Definition 13

A boundary is that which is an extremity of anything.

Definition 14

A figure is that which is contained by any boundary or boundaries.

Guide

These are rather nebulous definitions since they are based on the undefined terms “extremity” and “contained by.” Euclid deals with two kinds of figures in the Elements: plane figures and solid figures. Plane figures are defined in the upcoming definitions: circles and semicircles in I.Def.15 and I.Def.18, rectilinear figures in I.Def.19 and particular kinds of rectilinear figures such as triangles and quadrilaterals following that. Specific solid figures such as spheres, cones, pyramids, and various polyhedra are defined in Book XI. Plane figures are not solid figures since they are not contained by any boundaries in space. Thus, implicit to the concept of figure is the ambient plane or space of the figure.

Extremities, boundaries, and topology

Euclid deals with three kinds of extremities, or boundaries. There are the ends of lines (I.Def.3), the edges of surfaces (I.Def.3), and the surfaces of solids (XI.Def.2). A finite line has two points as its boundaries. A circle is defined in I.Def.15 as is a plane figure and has its circumference as its boundary. A sphere is defined in XI.Def.14 as a solid figure and has a spherical surface as its boundary.

The modern subject of topology studies space in a different way than geometry does. The geometric concepts of straightness, distance, and angle are excluded from topology, but the concept of boundary is central to topology. In topology, a sphere remains a sphere even when it’s squeezed or stretched.

Not everything has a boundary. For instance, the circumference of a circle has no boundary. Also a spherical surface has no boundary. In topology, a finite region with no boundary is called a cycle. Circles and spherical surfaces are cycles. In general, if something is a boundary, it has no boundary itself. So boundaries are cycles. But not all cycles are boundaries.

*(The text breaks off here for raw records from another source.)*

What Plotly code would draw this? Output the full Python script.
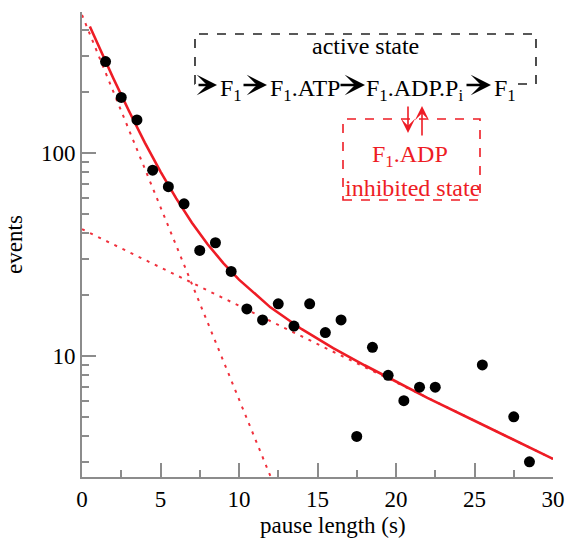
import numpy as np
import plotly.graph_objects as go

# pause histogram (bin centres, counts)
pause_s = [1.5, 2.5, 3.5, 4.5, 5.5, 6.5, 7.5, 8.5, 9.5, 10.5, 11.5, 12.5, 13.5,
           14.5, 15.5, 16.5, 17.5, 18.5, 19.5, 20.5, 21.5, 22.5, 25.5, 27.5, 28.5]
events = [281, 187, 145, 82, 68, 56, 33, 36, 26, 17, 15, 18, 14,
          18, 13, 15, 4, 11, 8, 6, 7, 7, 9, 5, 3]

# double-exponential fit
fit_x = [0.5, 1, 2, 3, 4, 5, 6, 7, 8, 9, 10, 12, 14, 16, 18, 20, 22, 25, 30]
fit_y = [418, 343, 232, 160, 112, 80.7, 59.5, 45.2, 35.4, 28.6, 23.7, 17.3,
         13.5, 10.9, 8.97, 7.46, 6.2, 4.78, 3.1]

# single components (straight on log axis)
fast_x = [0, 12]
fast_y = [477, 2.55]
slow_x = [0, 30]
slow_y = [42, 3.1]

RED = "#ee1c25"
DOT_RED = "#f0303c"
AXIS_GREY = "#8c8c8c"
FONT = "Liberation Serif"

fig = go.Figure()
fig.add_trace(go.Scatter(x=fast_x, y=fast_y, mode="lines",
                         line=dict(color=DOT_RED, width=2, dash="3px,6px")))
fig.add_trace(go.Scatter(x=slow_x, y=slow_y, mode="lines",
                         line=dict(color=DOT_RED, width=2, dash="3px,6px")))
fig.add_trace(go.Scatter(x=fit_x, y=fit_y, mode="lines",
                         line=dict(color=RED, width=2.6)))
fig.add_trace(go.Scatter(x=pause_s, y=events, mode="markers",
                         marker=dict(color="black", size=11)))

# plot area in pixels: x 82..553, y 12..477
def P(px, py):
    return (px - 82) / 471, (477 - py) / 465

annotations = []

def text(px, py, s, color="black", size=23, xanchor="left"):
    x, y = P(px, py)
    annotations.append(dict(x=x, y=y, xref="paper", yref="paper", text=s,
                            showarrow=False, xanchor=xanchor, yanchor="middle",
                            font=dict(family=FONT, size=size, color=color)))

def arrow(x0, y0, x1, y1, color="black", width=2.6, size=1.3):
    hx, hy = P(x1, y1)
    annotations.append(dict(x=hx, y=hy, xref="paper", yref="paper", text="",
                            showarrow=True, ax=x0 - x1, ay=y0 - y1,
                            arrowhead=3, arrowsize=size, arrowwidth=width,
                            arrowcolor=color))

text(365, 46, "active state", size=24, xanchor="center")
text(218, 90, "F<sub>1</sub>", size=24)
text(268, 90, "F<sub>1</sub>.ATP", size=24)
text(364, 90, "F<sub>1</sub>.ADP.P<sub>i</sub>", size=24)
text(492, 90, "F<sub>1</sub>", size=24)
arrow(197, 85, 217, 85)
arrow(242, 85, 267, 85)
arrow(339, 85, 365, 85)
arrow(465, 85, 491, 85)

arrow(408, 105, 408, 133, color=RED, width=1.6, size=1.5)
arrow(422, 137, 422, 106, color=RED, width=1.6, size=1.5)
text(410, 156, "F<sub>1</sub>.ADP", color=RED, size=24, xanchor="center")
text(412, 188, "inhibited state", color=RED, size=24, xanchor="center")

# x-axis title sits a little right of centre in the reference
text(333, 525, "pause length (s)", size=23, xanchor="center")

def path(points):
    pts = [P(*p) for p in points]
    return "M " + " L ".join(f"{x:.4f},{y:.4f}" for x, y in pts)

shapes = [
    dict(type="path", xref="paper", yref="paper",
         path=path([(518, 84), (536, 84), (536, 34), (195, 34), (195, 84), (199, 84)]),
         line=dict(color="#222222", width=1.6, dash="dash")),
    dict(type="rect", xref="paper", yref="paper",
         x0=P(343, 0)[0], x1=P(480, 0)[0], y0=P(0, 200)[1], y1=P(0, 119)[1],
         line=dict(color=RED, width=1.6, dash="dash")),
]

fig.update_layout(
    width=566, height=539,
    margin=dict(l=82, r=13, t=12, b=62),
    plot_bgcolor="white", paper_bgcolor="white",
    showlegend=False,
    font=dict(family=FONT, size=23, color="black"),
    annotations=annotations,
    shapes=shapes,
)
fig.update_xaxes(
    range=[0, 30], showgrid=False, zeroline=False, automargin=False,
    showline=True, linecolor=AXIS_GREY, linewidth=2,
    ticks="inside", ticklen=14, tickwidth=1.5, tickcolor=AXIS_GREY,
    tick0=0, dtick=5,
    minor=dict(ticks="inside", ticklen=7, tickwidth=1.5, tickcolor=AXIS_GREY,
               tick0=0, dtick=2.5, showgrid=False),
    tickfont=dict(family=FONT, size=23, color="black"),
)
fig.update_yaxes(
    type="log", range=[np.log10(2.526), np.log10(493)],
    showgrid=False, zeroline=False, automargin=False,
    showline=True, linecolor=AXIS_GREY, linewidth=2,
    ticks="inside", ticklen=14, tickwidth=1.5, tickcolor=AXIS_GREY,
    tickvals=[10, 100], ticktext=["10", "100"],
    minor=dict(ticks="inside", ticklen=7, tickwidth=1.5, tickcolor=AXIS_GREY,
               tickvals=[3, 4, 5, 6, 7, 8, 9, 20, 30, 40, 50, 60, 70, 80, 90,
                         200, 300, 400], showgrid=False),
    tickfont=dict(family=FONT, size=23, color="black"),
    title=dict(text="events", font=dict(family=FONT, size=23), standoff=12),
)

# the page's default body margin would shift the 566x539 figure by 8px
fig.write_html("out.html", config={"displayModeBar": False},
               post_script="document.body.style.margin='0';")
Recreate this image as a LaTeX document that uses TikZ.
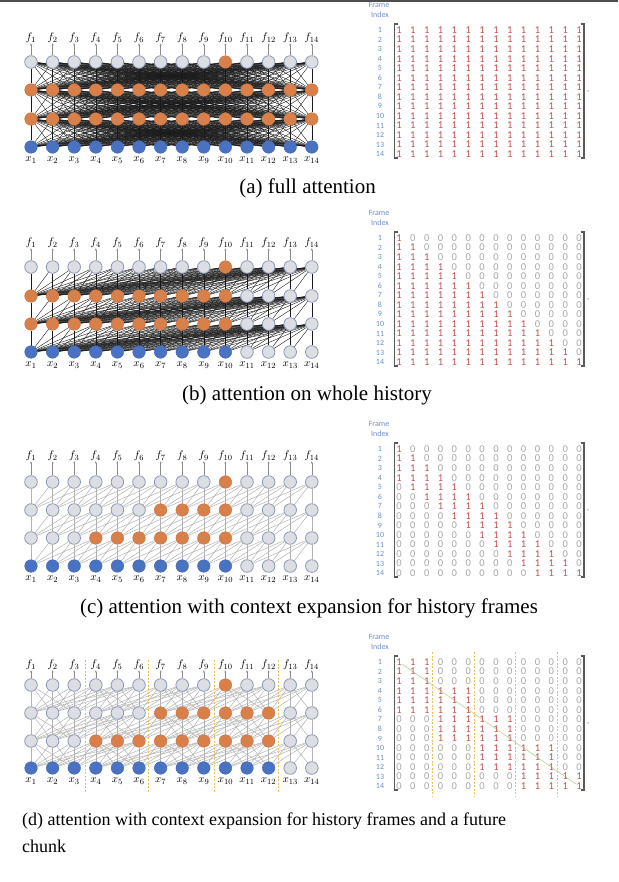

Topology uses cycles and boundaries to distinguish various spaces. For instance, on a spherical surface, every circle is the boundary of a region on that surface. But on a toroidal surface (rotate a circle around a line in the plane of the circle that doesn’t meet the circle), there are circles (for instance, that circle mentioned parenthetically) that don’t bound any region on the surface. Thus, spherical surfaces are topologically different from toroidal surfaces.

Figures and their boundaries

The definition of figure needs to be fleshed out. In order to be a figure, a region must be bounded, that is, held in by a boundary. For instance, an infinite plane is unbounded, so it is not intended to be a figure. Neither is the region between two parallel lines even though that region has the two parallel lines as its extremities.

Other figures may be considered if other ambient spaces are allowed, although Euclid only uses plane and solid figures. For a one-dimensional example, a line segment with its endpoints as its boundary could be considered to be a figure in an infinite line. Also, a hemisphere could be considered to be a figure on the surface of a sphere with the equator as its boundary.

Nonconnected, nonsimply-connected, and nonconvex figures

Nowhere in the Elements does a nonconnected figure occur. It’s apparent that figures are supposed to be connected.

For an example of a nonconnected figure, consider the following. Given a circle and a line that doesn’t intersect that plane, when that circle is rotated around the line in space, a solid results called a torus. The intersection of that torus with the original plane is the figure that consists of the original circle and another on the other side of the line. Considered as a single figure it is disconnected. It would be called two figures in the Elements.

Nonsimply-connected figures are those with holes in them. An example of such a figure is an annulus, also called a ring, which is the figure between two concentric circles. See proposition XII.16 for an illustration. There’s no indication that Euclid considered nonsimply-connected figures.

Nowhere in the Elements does a nonconvex figure explicitly occur. A pentagram is a five-pointed star. See the Guide to proposition IV.11 for an illustration. To study nonconvex polygons, Euclid would have had to admit angles greater than 180°, which he didn’t.